To do: Reproduce exactly the lines below from the one containing "The picture is" through the one containing "2, 2, 0, 0, 1];", including both, and nothing else.
=== Recorded information ===
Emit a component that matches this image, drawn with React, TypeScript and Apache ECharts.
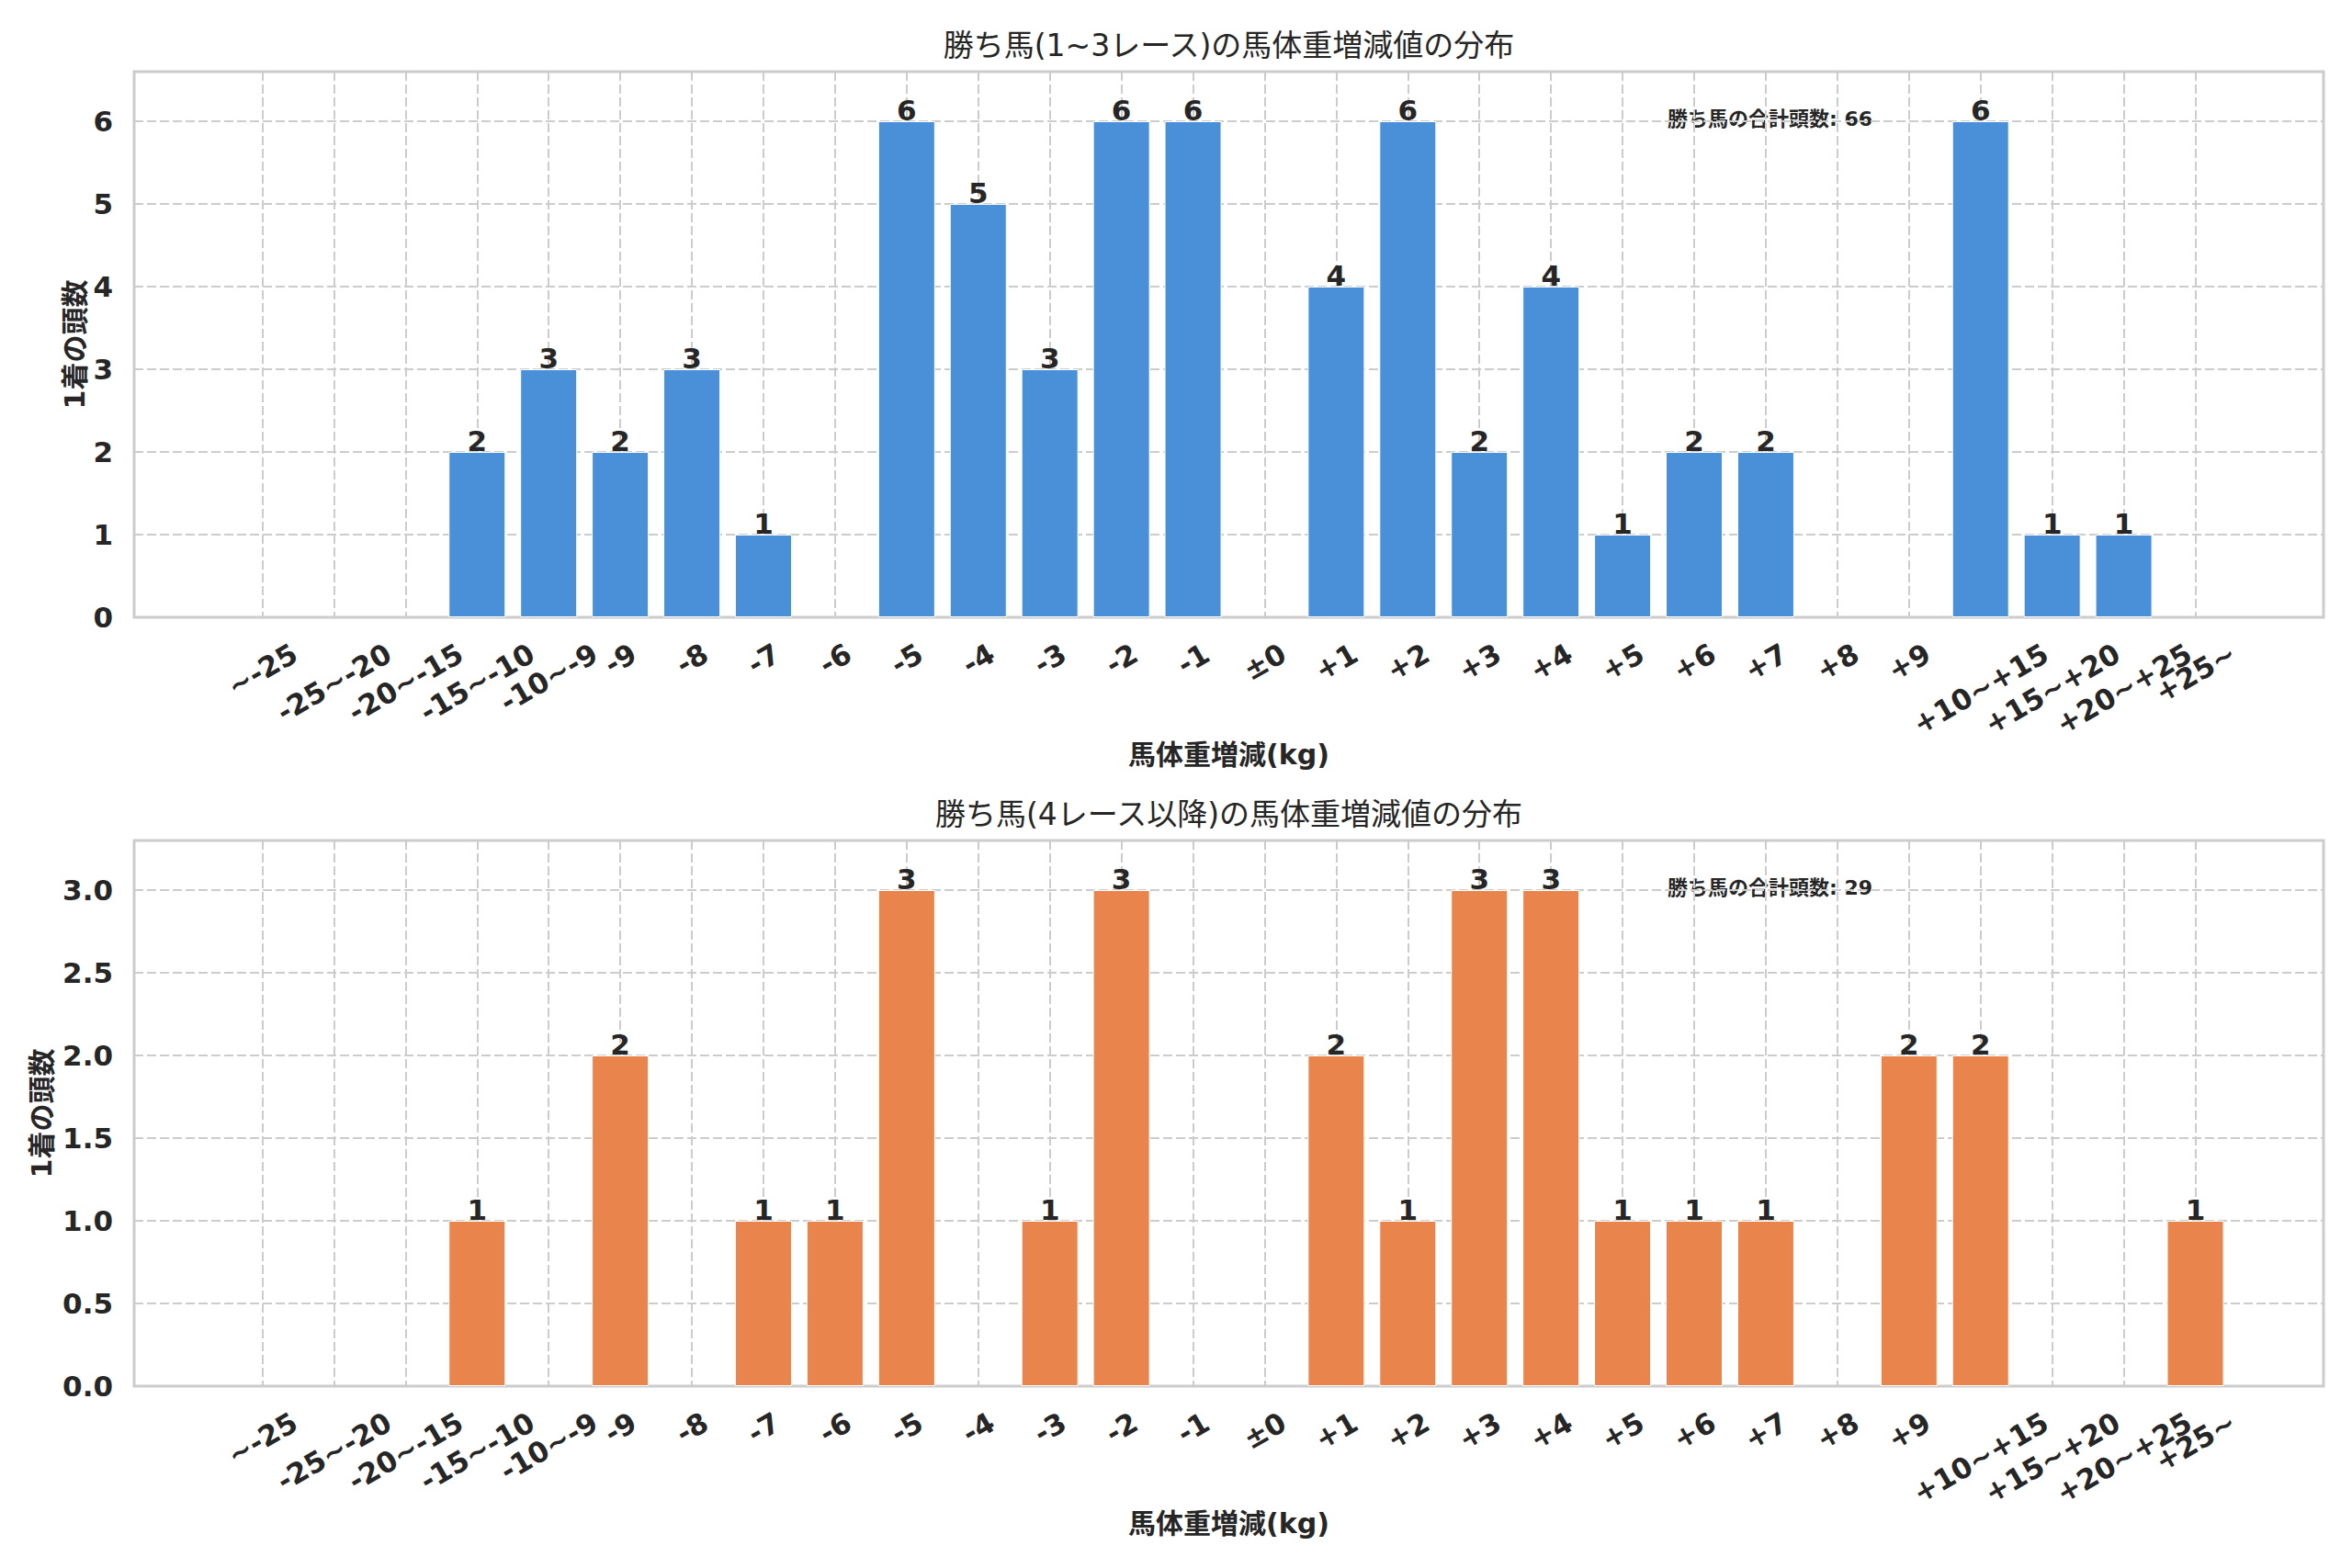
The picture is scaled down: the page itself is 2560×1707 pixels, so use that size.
import { useEffect, useRef } from "react";
import * as echarts from "echarts";

// 馬体重増減の区分 (x軸)
const weightBins = [
    "~-25", "-25~-20", "-20~-15", "-15~-10", "-10~-9",
    "-9", "-8", "-7", "-6", "-5", "-4", "-3", "-2", "-1",
    "±0",
    "+1", "+2", "+3", "+4", "+5", "+6", "+7", "+8", "+9",
    "+10~+15", "+15~+20", "+20~+25", "+25~",
];

// 1着の頭数
const earlyWins = [0, 0, 0, 2, 3, 2, 3, 1, 0, 6, 5, 3, 6, 6, 0, 4, 6, 2, 4, 1, 2, 2, 0, 0, 6, 1, 1, 0];
const laterWins = [0, 0, 0, 1, 0, 2, 0, 1, 1, 3, 0, 1, 3, 0, 0, 2, 1, 3, 3, 1, 1, 1, 0, 2, 2, 0, 0, 1];

const chartTitles = ["勝ち馬(1~3レース)の馬体重増減値の分布", "勝ち馬(4レース以降)の馬体重増減値の分布"];
const xName = "馬体重増減(kg)";
const yName = "1着の頭数";
const totalName = "勝ち馬の合計頭数";

const FONT = "'DejaVu Sans', 'Noto Sans CJK JP', sans-serif";
const INK = "#262626";
const GRID_C = "#cccccc";
const TICK_SIZE = 31;
const LINE_H = 36;
const LABEL_PAD = 21;

const X_MIN = -1.79;
const X_MAX = 28.79;
const GRID_LEFT = 146;
const GRID_W = 2383;
const GRID_H = 594;
const TOPS = [78, 915];
const CENTER_X = GRID_LEFT + GRID_W / 2;

const sum = (a: number[]) => a.reduce((s, v) => s + v, 0);

export default function App() {
    const chartRef = useRef<HTMLDivElement | null>(null);

    useEffect(() => {
        if (!chartRef.current) return;
        const chart = echarts.init(chartRef.current, undefined, { renderer: "svg" });

        // matplotlib 風 (rotation=30, ha=center) に見せるため、ラベルごとに余白を計算
        const ctx = document.createElement("canvas").getContext("2d")!;
        ctx.font = `bold ${TICK_SIZE}px "DejaVu Sans"`;
        const rich: Record<string, any> = {};
        weightBins.forEach((t, i) => {
            const w = ctx.measureText(t).width;
            const boxH = 0.5 * w + 0.866 * LINE_H;
            const off = LABEL_PAD + boxH / 2;
            rich["l" + i] = {
                fontSize: TICK_SIZE,
                fontWeight: "bold",
                fontFamily: FONT,
                color: INK,
                lineHeight: LINE_H,
                padding: [1.732 * off, off, 0, 0],
            };
        });
        const ticks = weightBins.map((_, i) => i);

        // ラベル専用のカテゴリ軸グリッド (目盛 0 と 27 の位置に合わせる)
        const unit = GRID_W / (X_MAX - X_MIN);
        const labelLeft = GRID_LEFT + (0 - X_MIN) * unit;
        const labelWidth = (weightBins.length - 1) * unit;

        const splitLine = { show: true, lineStyle: { color: GRID_C, width: 2, type: [10, 4] as number[] } };
        const nameStyle = { fontSize: 30, fontWeight: "bold" as const, color: INK, fontFamily: FONT };

        const panels = [
            { values: earlyWins, color: "#4a90d9", max: 6.6, interval: 1, nameGap: 50, fmt: (v: number) => (Number.isInteger(v) ? String(v) : "") },
            { values: laterWins, color: "#e8844c", max: 3.3, interval: 0.5, nameGap: 86, fmt: (v: number) => (Math.abs(v * 2 - Math.round(v * 2)) < 1e-9 ? v.toFixed(1) : "") },
        ];

        const option: echarts.EChartsOption = {
            animation: false,
            backgroundColor: "#ffffff",
            grid: [
                ...TOPS.map((top) => ({
                    left: GRID_LEFT,
                    top,
                    width: GRID_W,
                    height: GRID_H,
                    show: true,
                    borderColor: GRID_C,
                    borderWidth: 3,
                    backgroundColor: "transparent",
                    containLabel: false,
                    outerBoundsMode: "none",
                })),
                ...TOPS.map((top) => ({
                    left: labelLeft,
                    top,
                    width: labelWidth,
                    height: GRID_H,
                    show: false,
                    containLabel: false,
                    outerBoundsMode: "none",
                })),
            ] as any,
            xAxis: [
                ...panels.map((_, gi) => ({
                    type: "value",
                    gridIndex: gi,
                    min: X_MIN,
                    max: X_MAX,
                    name: xName,
                    nameLocation: "middle",
                    nameGap: 134,
                    nameMoveOverlap: false,
                    nameTextStyle: nameStyle,
                    axisLine: { show: false, onZero: false },
                    axisTick: { show: false, customValues: ticks },
                    splitLine,
                    axisLabel: { show: false },
                })),
                ...panels.map((_, gi) => ({
                    type: "category",
                    gridIndex: gi + 2,
                    data: weightBins,
                    boundaryGap: false,
                    axisLine: { show: false, onZero: false },
                    axisTick: { show: false },
                    splitLine: { show: false },
                    axisLabel: {
                        interval: 0,
                        rotate: 30,
                        align: "center",
                        verticalAlign: "middle",
                        margin: 0,
                        hideOverlap: false,
                        formatter: (v: string, i: number) => `{l${i}|${v}}`,
                        rich,
                    },
                })),
            ] as any,
            yAxis: [
                ...panels.map((p, gi) => ({
                    type: "value",
                    gridIndex: gi,
                    min: 0,
                    max: p.max,
                    interval: p.interval,
                    name: yName,
                    nameLocation: "middle",
                    nameRotate: 90,
                    nameGap: p.nameGap,
                    nameMoveOverlap: false,
                    nameTextStyle: nameStyle,
                    axisLine: { show: false },
                    axisTick: { show: false },
                    splitLine,
                    axisLabel: {
                        margin: 23,
                        fontSize: TICK_SIZE,
                        fontWeight: "bold",
                        color: INK,
                        fontFamily: FONT,
                        showMaxLabel: true,
                        formatter: p.fmt,
                    },
                })),
                ...panels.map((p, gi) => ({
                    type: "value",
                    gridIndex: gi + 2,
                    min: 0,
                    max: p.max,
                    show: false,
                })),
            ] as any,
            series: panels.map((p, gi) => ({
                type: "bar",
                xAxisIndex: gi,
                yAxisIndex: gi,
                barWidth: 62,
                data: p.values.map((v, i) => [i, v]).filter((d) => d[1] > 0),
                itemStyle: { color: p.color, borderColor: "#ffffff", borderWidth: 1 },
                label: {
                    show: true,
                    position: "top",
                    distance: -3,
                    fontSize: TICK_SIZE,
                    fontWeight: "bold",
                    color: INK,
                    fontFamily: FONT,
                    formatter: (d: any) => String(d.value[1]),
                },
            })) as any,
            graphic: [
                ...chartTitles.map((t, gi) => ({
                    type: "text",
                    x: CENTER_X,
                    y: TOPS[gi] - 29,
                    style: { text: t, align: "center", verticalAlign: "middle", fontSize: 33, fontFamily: FONT, fill: INK },
                })),
                ...panels.map((p, gi) => ({
                    type: "text",
                    x: 1815,
                    y: TOPS[gi] + 51,
                    style: {
                        text: `${totalName}: ${sum(p.values)}`,
                        align: "left",
                        verticalAlign: "middle",
                        fontSize: 22,
                        fontWeight: "bold",
                        fontFamily: FONT,
                        fill: INK,
                    },
                })),
            ] as any,
        };

        chart.setOption(option);
        return () => chart.dispose();
    }, []);

    return <div ref={chartRef} style={{ position: "absolute", left: 0, top: 0, width: 2560, height: 1707 }} />;
}
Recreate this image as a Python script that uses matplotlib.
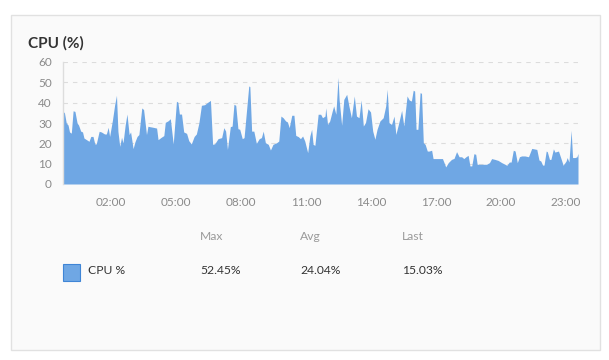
===
Response:
The picture is scaled down: the page itself is 2560×1707 pixels, so use that size.
import { useEffect, useRef } from "react";
import * as echarts from "echarts";

// 馬体重増減の区分 (x軸)
const weightBins = [
    "~-25", "-25~-20", "-20~-15", "-15~-10", "-10~-9",
    "-9", "-8", "-7", "-6", "-5", "-4", "-3", "-2", "-1",
    "±0",
    "+1", "+2", "+3", "+4", "+5", "+6", "+7", "+8", "+9",
    "+10~+15", "+15~+20", "+20~+25", "+25~",
];

// 1着の頭数
const earlyWins = [0, 0, 0, 2, 3, 2, 3, 1, 0, 6, 5, 3, 6, 6, 0, 4, 6, 2, 4, 1, 2, 2, 0, 0, 6, 1, 1, 0];
const laterWins = [0, 0, 0, 1, 0, 2, 0, 1, 1, 3, 0, 1, 3, 0, 0, 2, 1, 3, 3, 1, 1, 1, 0, 2, 2, 0, 0, 1];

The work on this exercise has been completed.